Bu arada  bu gün  Singhlerin en kutsal Pazar günü imiş. En az 100 bin kişinin ziyareti bekleniyormuş. Bir an önce suyun ortasındaki mekanı  görelim diye niyetlenirken buranın dünyada eşi olmayan özel bir  yerine giriyoruz.
Dünyanın en büyük lokantası. Üstelik  parasız  servis yapılan en büyük aşevi.

Her şey parasız.  Ortalama her gün 20 bin kişiye yemek verilen, lokantadan bugün 100 bin kişinin yemek yiyeceği tahmin ediliyor.
Havuzun kuzey yakasındaki binaya giriyoruz. 
  
İlk göze çarpan manzara,  yüzlerce   kadınlı  erkekli insan yerlere oturmuş harıl  harıl  soğan, patates, sarımsak ayıklıyorlar.  Daha sonra sırtlarında çuval çuval  erzak  taşıyan insanlar kalabalığa aldırış etmeden  mal taşıyorlar. Bir bölüme geçtiğinizde hamur karma makinalarında karılmış hamurları yufka  haline  getirmek üzere yüzlerce insanın  oklava salladığı tezgahlara rastlıyorsunuz. Öbür tarafta insanlar fırında ekmek pişiriyor. Yanlarında kocaman endüstriyel boyutta  pişirilen pilav, et ve sebzeler.  Herkes işin ucundan tutuyor. Tüm turistler dahil  herkes istediği bir işi yapıyor.  Meccanen. Yani parasız. Pişirilen malzemeler de   yapılan bağışlardan karşılanıyor.   Pişirilen yemekler alt salonların birinde yere serili kilim etrafında   metal  tepsilerini alıp sırayla oturmuş insanlara kepçelerle dağıtılıyor.
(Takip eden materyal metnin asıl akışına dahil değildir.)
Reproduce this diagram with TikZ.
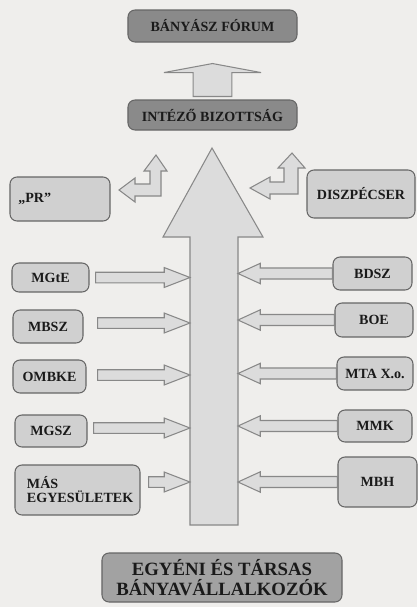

Yemeğini yiyen  tepsisini alıp sıraya girip  bulaşık  tezgahına  bırakıyor. Yemek gibi bulaşık yıkamak da  gönüllülerce   yapılan bir görev. Binlerce insanın görünmeyen birinin koordinasyonunda hiç aksamadan imece usulü o kadar büyük işi gerçekleştirmesi akıllara durgunluk veriyor.

Hijyen kurallarına  uyulmadığı   açık,  ancak  bu güne kadar bir sorun çıkmadığı da bir gerçek. Buradan yemek yiyen bizim gruptan da kimseye bir şey olmadığı da denemeyle sabit.  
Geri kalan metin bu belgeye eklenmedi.